The first time I used a men’s bathroom I was 24 years old, when I’d just begun to physically transition. As I washed my hands, I stared at the filthy wall above the urinals and wondered: Do all cisgender men step up to the toilet and suddenly imagine themselves Jackson Pollock, with urine as their medium? To be a man, did one also have to be sloppy? I felt disgusted, and I began to understand why I’d taken so long to start transitioning. While women’s bathrooms are hardly pristine, I felt disconnected from this stereotypically crude side of masculinity. I have since learned, of course, that one can live as a man and reject outdated notions of masculinity.
Today, four years later, my beard approaches what my partner jokingly refers to as “mountain man length,” and my stocky stature frequently prompts comments like, “I would never have known you used to be a girl!” And yet, for me, I don’t feel that gaining entree into the men’s bathroom is any great triumph. If anything, I feel like it reinforces the notion that in order to be accepted, one must choose between two rigidly defined genders. While I have chosen to present as a man, many other friends in the queer and trans community choose not to be gender binary—where does that leave them?
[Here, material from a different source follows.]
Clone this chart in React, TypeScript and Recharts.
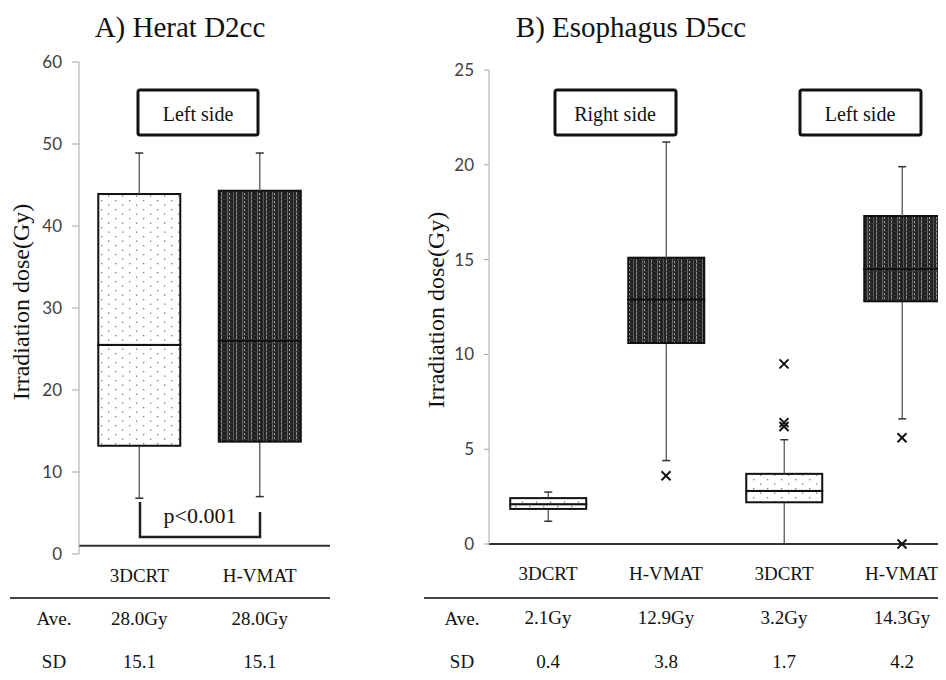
import React from 'react';
import { Bar, ComposedChart, ReferenceLine, Scatter, XAxis, YAxis } from 'recharts';

// A) Heart D2cc (left side)
const heartKeys = ['3DCRT', 'H-VMAT'];
const heartMethods = ['3DCRT', 'H-VMAT'];
const heartMin = [6.8, 7.0];
const heartQ1 = [13.2, 13.7];
const heartMedian = [25.5, 26.0];
const heartQ3 = [43.9, 44.3];
const heartMax = [48.9, 48.9];
const heartAve = ['28.0Gy', '28.0Gy'];
const heartSd = ['15.1', '15.1'];
const heartTicks = [0, 10, 20, 30, 40, 50, 60];
const heartBaseline = 1; // the drawn axis line sits a little above 0 in the source

// B) Esophagus D5cc (right side, then left side)
const esoKeys = ['R-3DCRT', 'R-H-VMAT', 'L-3DCRT', 'L-H-VMAT'];
const esoMethods = ['3DCRT', 'H-VMAT', '3DCRT', 'H-VMAT'];
const esoMin = [1.2, 4.4, 0, 6.6];
const esoQ1 = [1.85, 10.6, 2.2, 12.8];
const esoMedian = [2.1, 12.9, 2.8, 14.5];
const esoQ3 = [2.42, 15.1, 3.7, 17.3];
const esoMax = [2.74, 21.2, 5.5, 19.9];
const esoOutliers = [[], [3.6], [9.5, 6.4, 6.2], [5.6, 0]];
const esoAve = ['2.1Gy', '12.9Gy', '3.2Gy', '14.3Gy'];
const esoSd = ['0.4', '3.8', '1.7', '4.2'];
const esoTicks = [0, 5, 10, 15, 20, 25];

const SERIF = '"Liberation Serif", "Times New Roman", serif';
const SANS = 'Lato, "Liberation Sans", sans-serif';

const buildRows = (
  keys: string[], methods: string[], min: number[], q1: number[],
  med: number[], q3: number[], max: number[], outliers: number[][] = []
) =>
  keys.map((key, i) => ({
    key,
    method: methods[i],
    base: min[i],
    lowWhisker: q1[i] - min[i],
    lowBox: med[i] - q1[i],
    highBox: q3[i] - med[i],
    highWhisker: max[i] - q3[i],
    out1: outliers[i]?.[0],
    out2: outliers[i]?.[1],
    out3: outliers[i]?.[2],
  }));

const heartRows = buildRows(heartKeys, heartMethods, heartMin, heartQ1, heartMedian, heartQ3, heartMax);
const esoRows = buildRows(esoKeys, esoMethods, esoMin, esoQ1, esoMedian, esoQ3, esoMax, esoOutliers);

const whisker = (cap: 'top' | 'bottom') => (p: any) => {
  const { x, y, width, height } = p;
  if (![x, y, width, height].every(Number.isFinite)) return <g />;
  const cx = x + width / 2;
  const cy = cap === 'top' ? y : y + height;
  return (
    <g>
      <line x1={cx} x2={cx} y1={y} y2={y + height} stroke="#555" strokeWidth={1.3} />
      <line x1={cx - 4} x2={cx + 4} y1={cy} y2={cy} stroke="#333" strokeWidth={1.5} />
    </g>
  );
};

const boxPart = (p: any) => {
  const { x, y, width, height, payload } = p;
  if (![x, y, width, height].every(Number.isFinite)) return <g />;
  const fill = payload.method === '3DCRT' ? 'url(#dotFill)' : 'url(#darkFill)';
  return <rect x={x} y={y} width={width} height={height} fill={fill} stroke="#111" strokeWidth={2} />;
};

const cross = (p: any) => {
  const { cx, cy } = p;
  if (!Number.isFinite(cx) || !Number.isFinite(cy)) return <g />;
  const s = 4.5;
  return (
    <g stroke="#111" strokeWidth={2}>
      <line x1={cx - s} y1={cy - s} x2={cx + s} y2={cy + s} />
      <line x1={cx - s} y1={cy + s} x2={cx + s} y2={cy - s} />
    </g>
  );
};

const TableTick = (props: any) => {
  const { x, y, payload, keys, methods, aves, sds, dy } = props;
  const i = keys.indexOf(payload.value);
  return (
    <g fontFamily={SERIF} fontSize={19} fill="#111" textAnchor="middle">
      <text x={x} y={y + dy[0]}>{methods[i]}</text>
      <text x={x} y={y + dy[1]}>{aves[i]}</text>
      <text x={x} y={y + dy[2]}>{sds[i]}</text>
    </g>
  );
};

const yTick = { fontFamily: SANS, fontSize: 17, fill: '#404040' };

const boxBars = [
  <Bar key="b0" dataKey="base" stackId="box" fill="transparent" isAnimationActive={false} />,
  <Bar key="b1" dataKey="lowWhisker" stackId="box" shape={whisker('bottom')} isAnimationActive={false} />,
  <Bar key="b2" dataKey="lowBox" stackId="box" shape={boxPart} isAnimationActive={false} />,
  <Bar key="b3" dataKey="highBox" stackId="box" shape={boxPart} isAnimationActive={false} />,
  <Bar key="b4" dataKey="highWhisker" stackId="box" shape={whisker('top')} isAnimationActive={false} />,
];

export default function App() {
  return (
    <div style={{ position: 'relative', width: 946, height: 680, margin: -8, overflow: 'hidden', background: '#fff' }}>
      <div style={{ position: 'absolute', left: 0, top: 0 }}>
        <ComposedChart
          width={340}
          height={680}
          data={heartRows}
          margin={{ top: 62, right: 10, bottom: 96, left: 19 }}
          barCategoryGap="16%"
        >
          <XAxis
            dataKey="key"
            axisLine={false}
            tickLine={false}
            tickSize={0}
            tickMargin={0}
            interval={0}
            padding={{ left: 0, right: 10 }}
            tick={<TableTick keys={heartKeys} methods={heartMethods} aves={heartAve} sds={heartSd} dy={[28, 71, 114]} />}
          />
          <YAxis
            type="number"
            domain={[0, 60]}
            ticks={heartTicks}
            width={60}
            axisLine={{ stroke: '#a6a6a6' }}
            tickLine={{ stroke: '#a6a6a6' }}
            tickSize={7}
            tickMargin={10}
            tick={yTick}
          />
          <ReferenceLine y={heartBaseline} stroke="#333" strokeWidth={2} />
          {boxBars}
        </ComposedChart>
      </div>

      <div style={{ position: 'absolute', left: 400, top: 0 }}>
        <ComposedChart
          width={561}
          height={680}
          data={esoRows}
          margin={{ top: 70, right: 0, bottom: 106, left: 29 }}
          barCategoryGap="18%"
        >
          <XAxis
            dataKey="key"
            axisLine={false}
            tickLine={false}
            tickSize={0}
            tickMargin={0}
            interval={0}
            tick={<TableTick keys={esoKeys} methods={esoMethods} aves={esoAve} sds={esoSd} dy={[36, 80, 124]} />}
          />
          <YAxis
            type="number"
            domain={[0, 25]}
            ticks={esoTicks}
            width={60}
            axisLine={{ stroke: '#a6a6a6' }}
            tickLine={{ stroke: '#a6a6a6' }}
            tickSize={5}
            tickMargin={10}
            tick={yTick}
          />
          <ReferenceLine y={0} stroke="#333" strokeWidth={2} />
          {boxBars}
          <Scatter dataKey="out1" shape={cross} isAnimationActive={false} />
          <Scatter dataKey="out2" shape={cross} isAnimationActive={false} />
          <Scatter dataKey="out3" shape={cross} isAnimationActive={false} />
        </ComposedChart>
      </div>

      <svg width={946} height={680} style={{ position: 'absolute', left: 0, top: 0, pointerEvents: 'none' }} fontFamily={SERIF} fill="#111">
        <defs>
          <pattern id="dotFill" width={14} height={9} patternUnits="userSpaceOnUse">
            <rect width={14} height={9} fill="#fff" />
            <rect x={3} y={2} width={1.3} height={1.3} fill="#777" />
            <rect x={10} y={6.5} width={1.3} height={1.3} fill="#777" />
          </pattern>
          <pattern id="darkFill" width={15} height={4} patternUnits="userSpaceOnUse">
            <rect width={15} height={4} fill="#222" />
            <rect x={2} y={0} width={1} height={4} fill="#6e6e6e" />
            <rect x={4} y={1} width={1} height={2} fill="#a8a8a8" />
            <rect x={8} y={0} width={1} height={4} fill="#5a5a5a" />
            <rect x={11} y={0} width={1} height={3} fill="#909090" />
            <rect x={0} y={3} width={15} height={0.7} fill="#3a3a3a" />
          </pattern>
        </defs>

        <text x={180} y={37} fontSize={29} textAnchor="middle">A) Herat D2cc</text>
        <text x={631} y={37} fontSize={29} textAnchor="middle">B) Esophagus D5cc</text>

        <text transform="translate(29,302) rotate(-90)" fontSize={24} textAnchor="middle">Irradiation dose(Gy)</text>
        <text transform="translate(444,310) rotate(-90)" fontSize={24} textAnchor="middle">Irradiation dose(Gy)</text>

        <g fill="none" stroke="#111" strokeWidth={3}>
          <rect x={138} y={90} width={120} height={45} rx={2} />
          <rect x={555} y={90} width={121} height={45} rx={2} />
          <rect x={800} y={90} width={121} height={45} rx={2} />
        </g>
        <g fontSize={20} textAnchor="middle">
          <text x={198} y={121}>Left side</text>
          <text x={615} y={121}>Right side</text>
          <text x={860} y={121}>Left side</text>
        </g>

        <path d="M140,502 V537 H260 V512" fill="none" stroke="#222" strokeWidth={2.5} />
        <text x={200} y={523} fontSize={22} textAnchor="middle">p&lt;0.001</text>

        <line x1={10} x2={330} y1={598} y2={598} stroke="#444" strokeWidth={2} />
        <line x1={424} x2={946} y1={598} y2={598} stroke="#444" strokeWidth={2} />
        <g fontSize={19} textAnchor="middle">
          <text x={54} y={625}>Ave.</text>
          <text x={54} y={668}>SD</text>
          <text x={462} y={625}>Ave.</text>
          <text x={462} y={668}>SD</text>
        </g>
      </svg>
    </div>
  );
}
I use the men’s bathroom now mostly because I am perceived as a threat in the women’s room. But I’ve come to believe that a long-term solution is not to make transgender people choose between two gendered bathrooms, but to make all bathrooms gender neutral. And in the meantime, to understand that the bathroom in which someone feels safest may not always align with their appearance—and support them in their choice.
The thing is, I never felt wrong in women’s bathrooms and locker rooms—I felt wrong in my own skin.
For me, these views are informed by a series of traumatic incidents in both men’s and women’s rooms. Some have felt unexpected—recently, for example, I accidentally stumbled into the women’s locker room at my gym. It took me a few seconds to recognize that I was in the wrong space because I’ve spent much more of my life in women’s rooms than I have in men’s rooms. It wasn’t until a woman shouted “get out!” that I realized how horrified the women in the room were, and how scared they must have been. The experience made me feel a little woozy.
But my experiences in men’s rooms have been far worse. Every time I enter a male locker room, I brace for what may be around the corner. Frequently, if men in the locker room see my body as I change or as walk into the showers, they follow me. In a few horrific cases, men have pulled back my shower curtain to “better see” me, or worse, pushed their genitals at me.
In these spaces, I seem to spark a unique and terrifying mix of sexual objectification and male-to-male aggressiveness. The men’s locker room is a place where I have accidentally, and unwillingly, become a Rorschach test of people’s sexuality, open-mindedness, and ideas on masculinity. And it’s not a fun place to be.